As I sat at my make up table after my shower my teenager came running in.  Two motorcycles had come up our driveway.  One went up the hill above our house.  The one that stayed low sounded like a Harley.  I told my son to run down and see if the uninvited guests had damaged the gate or stolen anything. 

Nothing was damaged or taken.  But, they’d left behind an almost new bag of chewing tobacco, dropped right in the open for us to see.  Like a calling card.
Yes, you guessed it, the brand my ex chews.

So much for my fantastic day.  He had invaded my space.  Just because he can.  He just wanted to remind me he’s still here and, as he threatened when we were separating, he’s not going away.
On Thursday morning he’d left a masonry glove in my driveway.

He was bitten by a Blue Heeler a few years ago and hated them.  That was part of my attraction to getting one!  Later, it became obvious he was breaking into my house and giving my new Heeler puppy treats, perhaps trying to make friends with the dog who was supposed to protect me from him.  And, guess who just got a new Blue Heeler puppy himself?  Because he’s “always wanted one.”  He seemed a little deflated when the kids told him we’d rehomed ours and asked multiple times why I’d done that.

I also noticed on the last vistation that he now has an older green Craftsman riding lawnmower.  Just like mine.  The one that mysteriously had bad gas put in it and no longer runs.  

He also bought my favorite truck, though he’s been a lifelong Ford man. 

Someone, on Sundays, like clock work, messes with my gate, even taking it off its hinges, and throws garbage in my driveway.  Recently, he grinned and told the kids he goes for motorcycle rides on Sundays by our house and up the road that parallels our property. 

Am I honored he’s buying things I like?  Honored he wants to have the same things I do?   Honored that he “appears” to want that connection still?  Flattered that he’s still thinking of me and tries to find out what I’m doing?  NO!  Obsession is not love.  It is a means of CONTROL.
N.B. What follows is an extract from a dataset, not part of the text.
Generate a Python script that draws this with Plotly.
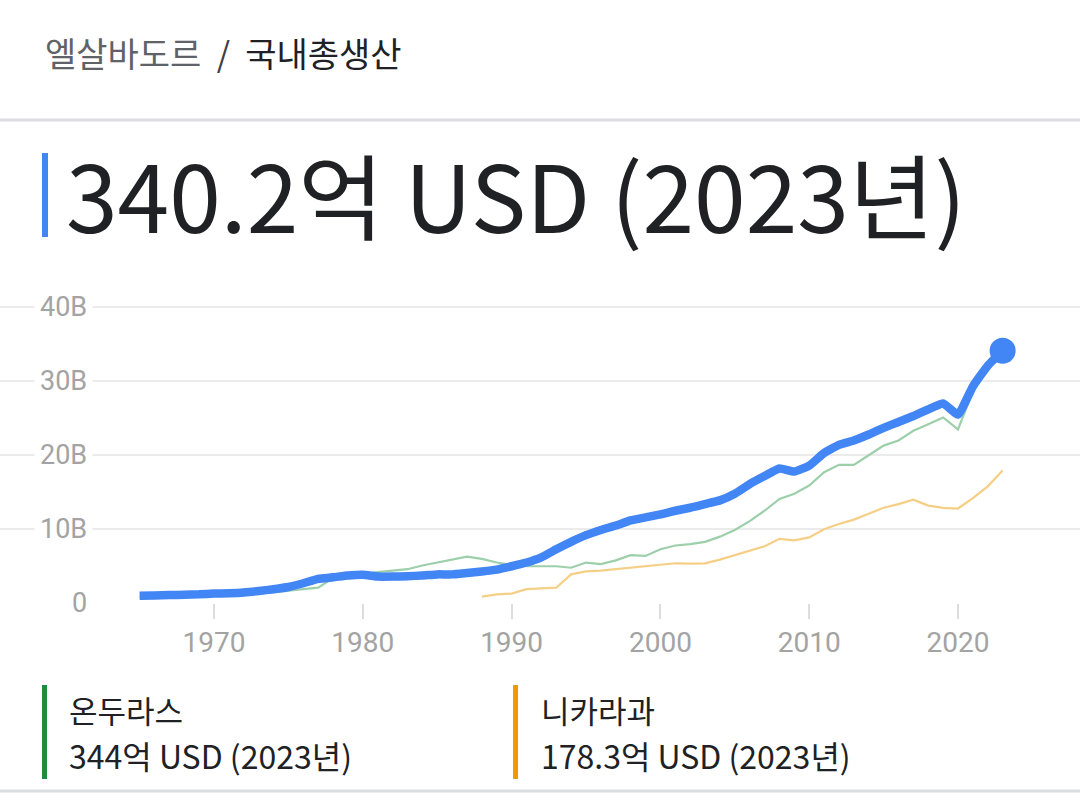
import plotly.graph_objects as go

W, H = 1080, 809

# ---- data (billions USD) ----
years_sv = list(range(1965, 2024))
el_salvador = [0.9, 0.95, 1.0, 1.05, 1.1, 1.2, 1.25, 1.35, 1.55, 1.8,
               2.1, 2.6, 3.2, 3.4, 3.65, 3.75, 3.5, 3.5, 3.55, 3.65,
               3.8, 3.8, 4.0, 4.2, 4.45, 4.9, 5.4, 6.1, 7.2, 8.2,
               9.1, 9.8, 10.4, 11.1, 11.5, 11.9, 12.4, 12.8, 13.3, 13.8,
               14.7, 16.0, 17.1, 18.1, 17.7, 18.5, 20.2, 21.3, 21.9, 22.7,
               23.6, 24.4, 25.2, 26.1, 26.9, 25.4, 29.2, 32.0, 34.02]
years_hn = list(range(1965, 2024))
honduras = [0.75, 0.8, 0.85, 0.9, 0.95, 1.0, 1.05, 1.1, 1.2, 1.4,
            1.6, 1.75, 2.0, 3.3, 3.75, 3.9, 4.1, 4.3, 4.5, 5.0,
            5.4, 5.7, 6.2, 5.9, 5.4, 5.1, 4.9, 4.9, 4.9, 4.7,
            5.4, 5.2, 5.7, 6.4, 6.3, 7.2, 7.7, 7.9, 8.2, 8.9,
            9.8, 11.0, 12.4, 14.0, 14.7, 15.8, 17.6, 18.6, 18.6, 19.9,
            21.2, 21.9, 23.2, 24.1, 25.0, 23.4, 28.5, 31.7, 34.4]
years_ni = list(range(1988, 2024))
nicaragua = [0.8, 1.1, 1.2, 1.8, 1.9, 2.0, 3.8,
             4.2, 4.3, 4.5, 4.75, 4.9, 5.15, 5.3, 5.25, 5.3, 5.8,
             6.4, 6.9, 7.6, 8.6, 8.4, 8.8, 9.9, 10.6, 11.2, 12.0,
             12.8, 13.3, 13.9, 13.1, 12.8, 12.7, 14.1, 15.7, 17.83]
x_ticks = [1970, 1980, 1990, 2000, 2010, 2020]
y_ticks = [0, 10, 20, 30, 40]
y_tick_labels = ["0", "10B", "20B", "30B", "40B"]

breadcrumb_country = "엘살바도르"
breadcrumb_metric = "국내총생산"
headline = "340.2억 USD (2023년)"
legend_names = ["온두라스", "니카라과"]
legend_values = ["344억 USD (2023년)", "178.3억 USD (2023년)"]

BLUE = "#4285f4"
GREEN_LINE = "#9dcfab"
ORANGE_LINE = "#f6cf86"
GREEN_BAR = "#1e8e3e"
ORANGE_BAR = "#f29900"
GRID = "#ebebeb"
LABEL = "#a3a3a3"
KFONT = "Noto Sans CJK KR"


def px(x):
    return x / W


def py(y):
    return 1 - y / H


# plot area geometry (pixels)
y_zero_px = 602.5
px_per_b = 7.4
plot_top_px = 289.5
ymax = (y_zero_px - plot_top_px) / px_per_b
# x: 1970 at 214 px, 2020 at 958 px
ppy = (958 - 214) / 50.0
xmin = 1970 - 214 / ppy
xmax = 2020 + (W - 958) / ppy

fig = go.Figure()
fig.add_trace(go.Scatter(x=years_hn, y=honduras, mode="lines",
                         line=dict(color=GREEN_LINE, width=2.2), hoverinfo="skip"))
fig.add_trace(go.Scatter(x=years_ni, y=nicaragua, mode="lines",
                         line=dict(color=ORANGE_LINE, width=2.2), hoverinfo="skip"))
fig.add_trace(go.Scatter(x=years_sv, y=el_salvador, mode="lines",
                         line=dict(color=BLUE, width=8.5, shape="spline", smoothing=0.4),
                         hoverinfo="skip"))
fig.add_trace(go.Scatter(x=[years_sv[-1]], y=[el_salvador[-1]], mode="markers",
                         marker=dict(color=BLUE, size=26), cliponaxis=False,
                         hoverinfo="skip"))

annotations = []
# y tick labels with white background over the gridlines
for v, lab in zip(y_ticks, y_tick_labels):
    annotations.append(dict(x=px(93), xref="paper", y=v, yref="y", text=lab,
                            showarrow=False, xanchor="right", yanchor="middle",
                            bgcolor="white", borderpad=5,
                            font=dict(family="Roboto", size=27, color=LABEL)))

# header
annotations.append(dict(x=px(43), y=py(52), xref="paper", yref="paper",
                        text=f"<span style='color:#5f6368'>{breadcrumb_country}</span>"
                             f"<span style='color:#3c4043'>  /  </span>"
                             f"<span style='color:#202124'>{breadcrumb_metric}</span>",
                        showarrow=False, xanchor="left", yanchor="middle",
                        font=dict(family=KFONT, size=34)))
# headline
annotations.append(dict(x=px(64), y=py(193), xref="paper", yref="paper",
                        text=headline, showarrow=False, xanchor="left", yanchor="middle",
                        font=dict(family=KFONT, size=93, color="#202124")))
# legend
for i, (nm, val) in enumerate(zip(legend_names, legend_values)):
    x0 = 67 if i == 0 else 539
    annotations.append(dict(x=px(x0), y=py(709), xref="paper", yref="paper",
                            text=nm, showarrow=False, xanchor="left", yanchor="middle",
                            font=dict(family=KFONT, size=31, color="#202124")))
    annotations.append(dict(x=px(x0), y=py(755), xref="paper", yref="paper",
                            text=val, showarrow=False, xanchor="left", yanchor="middle",
                            font=dict(family=KFONT, size=32, color="#202124")))

shapes = [
    # top divider
    dict(type="line", xref="paper", yref="paper", x0=0, x1=1, y0=py(120), y1=py(120),
         line=dict(color="#dadce0", width=3)),
    # bottom divider
    dict(type="line", xref="paper", yref="paper", x0=0, x1=1, y0=py(791), y1=py(791),
         line=dict(color="#dadce0", width=3)),
    # headline blue bar
    dict(type="rect", xref="paper", yref="paper", x0=px(42), x1=px(48),
         y0=py(237), y1=py(153), fillcolor=BLUE, line=dict(width=0)),
    # legend bars
    dict(type="rect", xref="paper", yref="paper", x0=px(42), x1=px(47),
         y0=py(779), y1=py(685), fillcolor=GREEN_BAR, line=dict(width=0)),
    dict(type="rect", xref="paper", yref="paper", x0=px(513), x1=px(518),
         y0=py(779), y1=py(685), fillcolor=ORANGE_BAR, line=dict(width=0)),
]

fig.update_layout(
    width=W, height=H,
    margin=dict(l=0, r=0, t=0, b=0, pad=0),
    paper_bgcolor="white", plot_bgcolor="white",
    showlegend=False,
    annotations=annotations,
    shapes=shapes,
    xaxis=dict(range=[xmin, xmax], domain=[0, 1], tickvals=x_ticks,
               ticktext=[str(t) for t in x_ticks],
               showgrid=False, zeroline=False, showline=False,
               ticks="outside", ticklen=15, tickwidth=2, tickcolor="#dddddd",
               tickfont=dict(family="Roboto", size=28, color=LABEL),
               fixedrange=True),
    yaxis=dict(range=[0, ymax], domain=[py(y_zero_px), py(plot_top_px)],
               tickvals=y_ticks, showticklabels=False, showgrid=True,
               gridcolor=GRID, gridwidth=2, zeroline=False, showline=False,
               fixedrange=True),
)

fig.write_html("out.html", config={"displayModeBar": False, "staticPlot": True},
               post_script="document.body.style.margin='0';document.body.style.overflow='hidden';")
He’s even enlisted his girlfriend’s help.  I know the drill.  He did it to me.  His obsessive talking about me has stirred up extreme insecurities in her so that she harasses my daughter’s mother in law at work and has approached a friend of mine at a restaurant while she was out to dinner with friends.  What can they tell her about me?   What am I like?  What was our marriage like?
Some of my friends have dismissed this as just her possibly beginning to see through him.  I know that’s not the case.  He and his family have done this to EVERY woman he’s ever been involved with.  They obsess about the ex to make the current one feel insignificant.  That drives her to try harder to please him and be as important as the last one apparently was and still is.  In her frantic desire to please him and earn her place in his life, the stage is set for him to use and abuse her.  And, I’m left feeling like I’m living in a fishbowl, always being watched and talked about behind my back.

It seems blatantly obvious to me now, but at one point in my life it was all so confusing.  I believed the hype.  A man’s excessive attention, his obsession with me, must indicate his love for me and my worthiness as a woman. But, true love respects boundaries, privacy, and individualism.  It encourages hobbies, interests, and friendships outside the relationship.  It enjoys seeing the love between its child and their other parent flourish.  It sends the message that it loves you because of the value you already possess as a unique individual. 

Love heals.  Obsession suffocates.  Love seeks to know.  Obsession will tell you who it thinks you are.  Love desires what is best for you.  Obsession desires to control you.  Love can walk away and respect your goodbye.  Obsession won’t allow that.  Love gives life.  Obsession kills.